Wednesday, September 8, 2010


As much of a domestic goddess as I am, I have never made lasagna before.  Not that I haven't wanted to, just always seemed daunting... so many ingredients and living up to the standard of Baba's lasagna... it's a lot of pressure on a young mom :-)

That all changed tonight.  I found a recipe for "lots 'o meat" lasagna from Paula Deen's website and we made a family trip to the grocery store to get all the fixings. 

I document the momentous occasion with lots of pictures.

Brand new lasagna dish that I got from my dear friend Jen at my bridal shower.
(yes, yes- I know I'm not supposed to use anything until after the wedding but I couldn't resist and Jen said it was okay)

Soooo shiny :-)

Recipe called for small curd cottage cheese, obviousy, as any good (semi) Italian girl knows, you use ricotta
Eva's attempt at a smile for the camera.  We'll work on it.
Tyson begging for a tidbit.
Layer #1
Final product!
Jason, goofy faced as always, thoroughly enjoying my cooking!
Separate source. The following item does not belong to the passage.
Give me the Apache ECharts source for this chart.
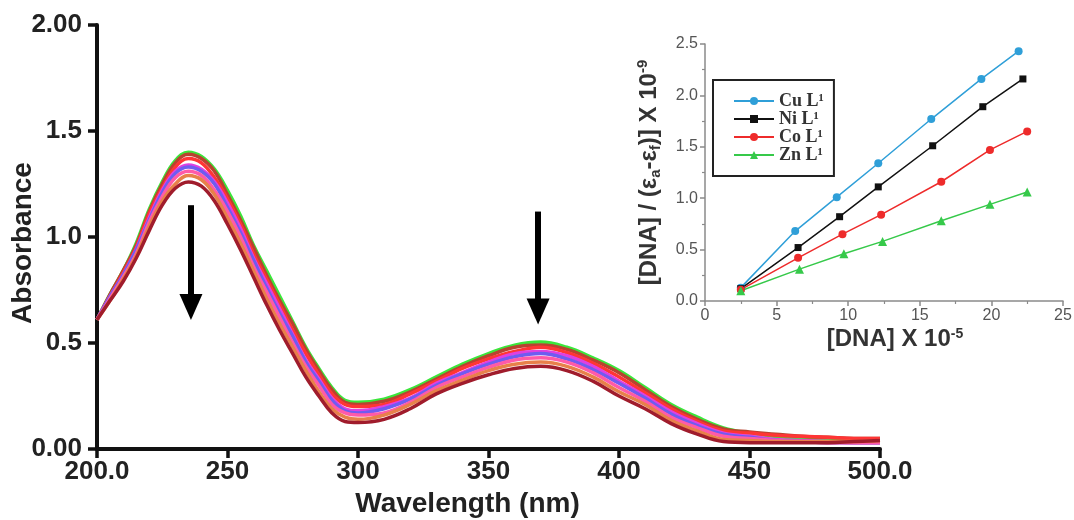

Final verdict: TWO THUMBS UP! 

1 comment:

  1. I notice you only show the ingredients; sometimes the preparation instructions are just as important. As a domestic goddess (I style myself a domestic quarterback) you must know the first step in preparing any recipe, to wit: "First: Preheat the cook." Long ago, back in the Paleolithic Era, this meant, "First, roll a big joint." Today, particularly in homes where there are underaged children, when preparing delicacies of Italianate origin, this is translated as, "First, fill a large glass with red wine." Among those qualified, whether by genetics or inclination (fortunately, Gott sei Dank! you are both) should go unsaid, that this red wine should 1) come from Italy or California, and 2) not be expensive. I recommend above all Barberas (hard to find these days), followed by Chiantis or, at very least, Zinfandels. If from California, stick to Sonoma County. Your forebears owned huge tracts of land there and it has today still an unavoidably Italian/German flavor.
    Remember the first rule of good cooking: First, preheat the cook!